-- start Dataset excerpts --
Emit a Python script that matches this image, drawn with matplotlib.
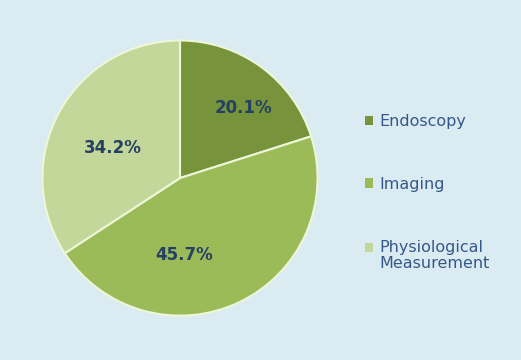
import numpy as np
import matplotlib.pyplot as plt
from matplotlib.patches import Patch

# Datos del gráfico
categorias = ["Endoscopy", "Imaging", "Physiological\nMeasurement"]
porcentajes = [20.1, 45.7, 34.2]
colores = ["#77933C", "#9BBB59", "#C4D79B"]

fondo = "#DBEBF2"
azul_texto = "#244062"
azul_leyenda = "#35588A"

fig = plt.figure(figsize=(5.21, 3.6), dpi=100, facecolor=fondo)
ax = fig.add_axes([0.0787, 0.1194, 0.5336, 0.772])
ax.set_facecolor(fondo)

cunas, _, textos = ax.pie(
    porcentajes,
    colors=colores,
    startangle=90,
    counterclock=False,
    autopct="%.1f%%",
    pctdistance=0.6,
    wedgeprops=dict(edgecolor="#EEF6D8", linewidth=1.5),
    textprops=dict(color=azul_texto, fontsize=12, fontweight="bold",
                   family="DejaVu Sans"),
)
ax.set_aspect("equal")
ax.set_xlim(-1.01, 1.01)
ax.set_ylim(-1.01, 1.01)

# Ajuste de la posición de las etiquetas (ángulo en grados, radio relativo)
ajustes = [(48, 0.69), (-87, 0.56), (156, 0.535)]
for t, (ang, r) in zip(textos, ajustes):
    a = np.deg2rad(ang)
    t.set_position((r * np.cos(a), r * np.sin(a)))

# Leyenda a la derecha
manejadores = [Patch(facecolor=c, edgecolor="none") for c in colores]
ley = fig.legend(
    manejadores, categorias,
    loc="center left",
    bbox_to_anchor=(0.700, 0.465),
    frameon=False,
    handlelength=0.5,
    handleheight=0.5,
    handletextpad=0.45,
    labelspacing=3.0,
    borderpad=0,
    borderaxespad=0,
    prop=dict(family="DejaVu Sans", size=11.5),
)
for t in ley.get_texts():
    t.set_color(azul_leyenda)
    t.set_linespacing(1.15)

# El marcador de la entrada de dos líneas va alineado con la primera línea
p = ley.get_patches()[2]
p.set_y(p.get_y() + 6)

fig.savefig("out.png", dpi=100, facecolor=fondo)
-- end Dataset excerpts --
-- start Dataset excerpts --
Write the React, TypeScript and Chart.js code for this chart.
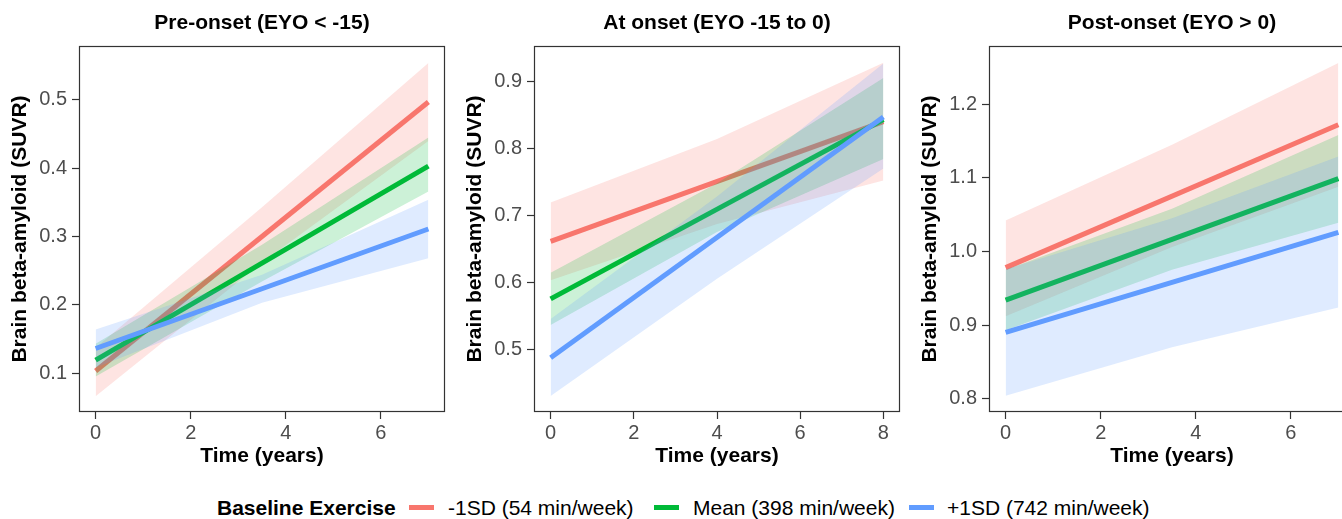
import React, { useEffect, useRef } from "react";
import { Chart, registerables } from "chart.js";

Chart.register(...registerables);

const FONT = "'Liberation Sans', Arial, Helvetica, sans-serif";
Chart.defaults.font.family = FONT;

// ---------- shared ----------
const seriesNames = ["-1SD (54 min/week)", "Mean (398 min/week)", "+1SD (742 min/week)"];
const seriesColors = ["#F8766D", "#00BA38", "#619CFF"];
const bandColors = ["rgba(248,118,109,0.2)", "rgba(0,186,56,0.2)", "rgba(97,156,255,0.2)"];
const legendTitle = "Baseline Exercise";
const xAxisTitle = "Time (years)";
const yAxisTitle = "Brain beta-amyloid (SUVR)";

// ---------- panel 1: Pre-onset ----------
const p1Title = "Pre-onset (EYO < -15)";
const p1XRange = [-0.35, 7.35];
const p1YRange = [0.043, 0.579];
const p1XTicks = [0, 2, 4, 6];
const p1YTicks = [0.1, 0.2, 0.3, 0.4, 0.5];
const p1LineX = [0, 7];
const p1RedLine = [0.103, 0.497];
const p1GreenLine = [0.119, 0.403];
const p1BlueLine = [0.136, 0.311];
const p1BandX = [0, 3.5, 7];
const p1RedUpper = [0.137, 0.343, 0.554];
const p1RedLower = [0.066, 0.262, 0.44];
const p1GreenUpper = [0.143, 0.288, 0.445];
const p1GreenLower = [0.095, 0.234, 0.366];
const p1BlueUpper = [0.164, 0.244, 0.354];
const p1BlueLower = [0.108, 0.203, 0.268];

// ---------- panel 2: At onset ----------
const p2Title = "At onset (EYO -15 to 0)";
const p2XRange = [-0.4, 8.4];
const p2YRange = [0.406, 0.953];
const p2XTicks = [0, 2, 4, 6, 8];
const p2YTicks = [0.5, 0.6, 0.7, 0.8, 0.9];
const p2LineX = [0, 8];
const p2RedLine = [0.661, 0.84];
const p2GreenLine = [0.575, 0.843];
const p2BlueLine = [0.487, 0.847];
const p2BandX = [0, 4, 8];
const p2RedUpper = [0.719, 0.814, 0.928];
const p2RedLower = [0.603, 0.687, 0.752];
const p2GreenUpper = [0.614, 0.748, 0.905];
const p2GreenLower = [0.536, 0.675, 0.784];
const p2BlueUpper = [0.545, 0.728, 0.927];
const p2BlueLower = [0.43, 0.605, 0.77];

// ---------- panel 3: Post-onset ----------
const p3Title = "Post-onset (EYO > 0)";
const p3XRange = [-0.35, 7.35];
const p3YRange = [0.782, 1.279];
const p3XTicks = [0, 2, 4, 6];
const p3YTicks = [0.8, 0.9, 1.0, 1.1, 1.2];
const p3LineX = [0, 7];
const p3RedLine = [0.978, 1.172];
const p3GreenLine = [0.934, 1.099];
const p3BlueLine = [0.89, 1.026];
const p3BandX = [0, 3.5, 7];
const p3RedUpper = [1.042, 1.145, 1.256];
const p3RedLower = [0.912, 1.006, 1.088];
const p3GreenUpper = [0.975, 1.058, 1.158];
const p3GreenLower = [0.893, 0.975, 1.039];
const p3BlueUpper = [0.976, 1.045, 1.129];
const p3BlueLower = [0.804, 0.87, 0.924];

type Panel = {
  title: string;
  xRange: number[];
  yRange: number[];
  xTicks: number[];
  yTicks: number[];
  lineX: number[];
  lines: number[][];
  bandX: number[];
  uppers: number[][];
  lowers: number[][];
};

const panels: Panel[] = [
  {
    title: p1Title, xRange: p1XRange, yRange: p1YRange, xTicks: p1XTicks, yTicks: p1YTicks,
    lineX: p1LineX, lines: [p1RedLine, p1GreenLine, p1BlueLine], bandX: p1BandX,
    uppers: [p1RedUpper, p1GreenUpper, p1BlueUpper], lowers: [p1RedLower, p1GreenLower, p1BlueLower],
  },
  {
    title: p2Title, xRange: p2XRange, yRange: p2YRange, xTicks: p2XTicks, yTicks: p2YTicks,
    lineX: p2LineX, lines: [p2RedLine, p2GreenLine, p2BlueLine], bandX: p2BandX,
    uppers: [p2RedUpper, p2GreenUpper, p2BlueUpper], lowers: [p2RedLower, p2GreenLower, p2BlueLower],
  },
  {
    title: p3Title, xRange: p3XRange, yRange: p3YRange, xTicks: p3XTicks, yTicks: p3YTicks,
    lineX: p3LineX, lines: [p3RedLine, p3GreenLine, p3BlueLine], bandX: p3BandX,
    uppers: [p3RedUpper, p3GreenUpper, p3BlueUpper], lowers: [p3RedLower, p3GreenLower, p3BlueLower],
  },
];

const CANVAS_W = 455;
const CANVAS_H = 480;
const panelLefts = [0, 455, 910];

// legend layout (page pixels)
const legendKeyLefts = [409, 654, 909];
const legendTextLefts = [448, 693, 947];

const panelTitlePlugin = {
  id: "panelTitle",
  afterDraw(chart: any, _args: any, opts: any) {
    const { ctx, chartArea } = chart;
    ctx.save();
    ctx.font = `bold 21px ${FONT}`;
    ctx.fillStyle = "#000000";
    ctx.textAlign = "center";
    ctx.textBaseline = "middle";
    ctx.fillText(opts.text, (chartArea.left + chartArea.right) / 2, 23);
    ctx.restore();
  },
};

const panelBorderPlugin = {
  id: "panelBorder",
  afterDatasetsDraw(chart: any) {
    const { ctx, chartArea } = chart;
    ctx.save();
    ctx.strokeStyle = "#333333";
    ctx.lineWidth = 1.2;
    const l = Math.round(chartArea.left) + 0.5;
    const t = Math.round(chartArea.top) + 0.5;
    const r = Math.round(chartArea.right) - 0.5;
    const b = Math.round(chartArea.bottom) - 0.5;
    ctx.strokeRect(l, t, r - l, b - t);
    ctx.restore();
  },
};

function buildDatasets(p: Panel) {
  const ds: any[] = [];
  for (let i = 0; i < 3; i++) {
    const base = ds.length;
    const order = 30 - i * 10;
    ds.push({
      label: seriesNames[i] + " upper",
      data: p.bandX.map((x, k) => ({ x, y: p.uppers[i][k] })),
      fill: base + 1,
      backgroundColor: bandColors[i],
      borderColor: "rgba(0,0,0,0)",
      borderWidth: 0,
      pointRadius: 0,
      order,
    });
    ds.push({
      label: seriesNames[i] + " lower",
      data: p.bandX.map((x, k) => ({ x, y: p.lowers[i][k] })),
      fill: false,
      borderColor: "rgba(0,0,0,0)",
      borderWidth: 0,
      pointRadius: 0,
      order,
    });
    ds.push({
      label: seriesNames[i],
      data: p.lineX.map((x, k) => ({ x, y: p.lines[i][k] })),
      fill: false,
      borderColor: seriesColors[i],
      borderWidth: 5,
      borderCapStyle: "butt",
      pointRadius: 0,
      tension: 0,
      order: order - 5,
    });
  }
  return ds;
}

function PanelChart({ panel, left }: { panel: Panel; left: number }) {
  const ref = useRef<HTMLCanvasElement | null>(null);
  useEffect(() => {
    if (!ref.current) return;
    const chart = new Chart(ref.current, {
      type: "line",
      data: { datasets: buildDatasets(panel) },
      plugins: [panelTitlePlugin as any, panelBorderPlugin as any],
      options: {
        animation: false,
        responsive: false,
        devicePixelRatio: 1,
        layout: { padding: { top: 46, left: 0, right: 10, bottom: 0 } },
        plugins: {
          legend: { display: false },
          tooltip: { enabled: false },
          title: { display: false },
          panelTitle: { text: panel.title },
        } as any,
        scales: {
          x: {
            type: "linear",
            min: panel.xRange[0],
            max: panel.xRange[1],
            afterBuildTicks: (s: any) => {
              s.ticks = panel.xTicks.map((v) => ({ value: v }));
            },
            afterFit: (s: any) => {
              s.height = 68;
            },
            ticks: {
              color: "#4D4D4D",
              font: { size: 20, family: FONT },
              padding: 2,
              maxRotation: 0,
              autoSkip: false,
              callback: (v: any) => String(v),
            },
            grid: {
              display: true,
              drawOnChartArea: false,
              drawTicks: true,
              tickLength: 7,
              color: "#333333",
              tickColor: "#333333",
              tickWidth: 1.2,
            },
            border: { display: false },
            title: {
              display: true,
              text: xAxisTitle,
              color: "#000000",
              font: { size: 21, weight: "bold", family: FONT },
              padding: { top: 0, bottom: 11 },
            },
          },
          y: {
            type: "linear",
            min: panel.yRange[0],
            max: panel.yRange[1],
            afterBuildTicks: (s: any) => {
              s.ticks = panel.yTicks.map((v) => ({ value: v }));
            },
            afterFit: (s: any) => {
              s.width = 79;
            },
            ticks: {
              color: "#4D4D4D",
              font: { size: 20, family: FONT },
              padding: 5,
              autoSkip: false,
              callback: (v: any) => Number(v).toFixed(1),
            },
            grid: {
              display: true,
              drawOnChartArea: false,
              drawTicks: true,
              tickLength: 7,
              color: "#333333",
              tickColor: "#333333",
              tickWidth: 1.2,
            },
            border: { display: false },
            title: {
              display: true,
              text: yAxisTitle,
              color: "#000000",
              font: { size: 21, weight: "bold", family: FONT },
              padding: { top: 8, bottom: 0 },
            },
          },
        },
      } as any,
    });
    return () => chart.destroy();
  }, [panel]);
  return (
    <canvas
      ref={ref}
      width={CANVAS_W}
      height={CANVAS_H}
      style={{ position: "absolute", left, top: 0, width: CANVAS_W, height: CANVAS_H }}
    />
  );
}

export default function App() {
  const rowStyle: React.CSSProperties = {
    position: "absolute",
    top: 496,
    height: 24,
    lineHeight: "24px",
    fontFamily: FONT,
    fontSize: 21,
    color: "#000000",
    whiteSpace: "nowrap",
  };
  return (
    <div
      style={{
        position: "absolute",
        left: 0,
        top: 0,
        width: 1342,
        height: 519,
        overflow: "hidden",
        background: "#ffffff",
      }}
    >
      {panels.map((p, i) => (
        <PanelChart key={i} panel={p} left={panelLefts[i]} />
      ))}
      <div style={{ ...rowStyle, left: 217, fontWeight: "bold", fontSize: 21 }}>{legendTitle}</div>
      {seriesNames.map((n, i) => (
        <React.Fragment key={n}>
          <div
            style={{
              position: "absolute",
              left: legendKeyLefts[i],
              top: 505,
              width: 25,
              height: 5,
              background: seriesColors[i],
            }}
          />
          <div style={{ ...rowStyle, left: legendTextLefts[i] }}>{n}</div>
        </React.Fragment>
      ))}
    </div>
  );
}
-- end Dataset excerpts --
■ Written exercise ■
Transcribe the lines between the one holding "Emit a Python" and the one holding "ax.set_facecolor(fondo)", inclusive, and leave out any pictures.

■ Complete output ■
Emit a Python script that matches this image, drawn with matplotlib.
import numpy as np
import matplotlib.pyplot as plt
from matplotlib.patches import Patch

# Datos del gráfico
categorias = ["Endoscopy", "Imaging", "Physiological\nMeasurement"]
porcentajes = [20.1, 45.7, 34.2]
colores = ["#77933C", "#9BBB59", "#C4D79B"]

fondo = "#DBEBF2"
azul_texto = "#244062"
azul_leyenda = "#35588A"

fig = plt.figure(figsize=(5.21, 3.6), dpi=100, facecolor=fondo)
ax = fig.add_axes([0.0787, 0.1194, 0.5336, 0.772])
ax.set_facecolor(fondo)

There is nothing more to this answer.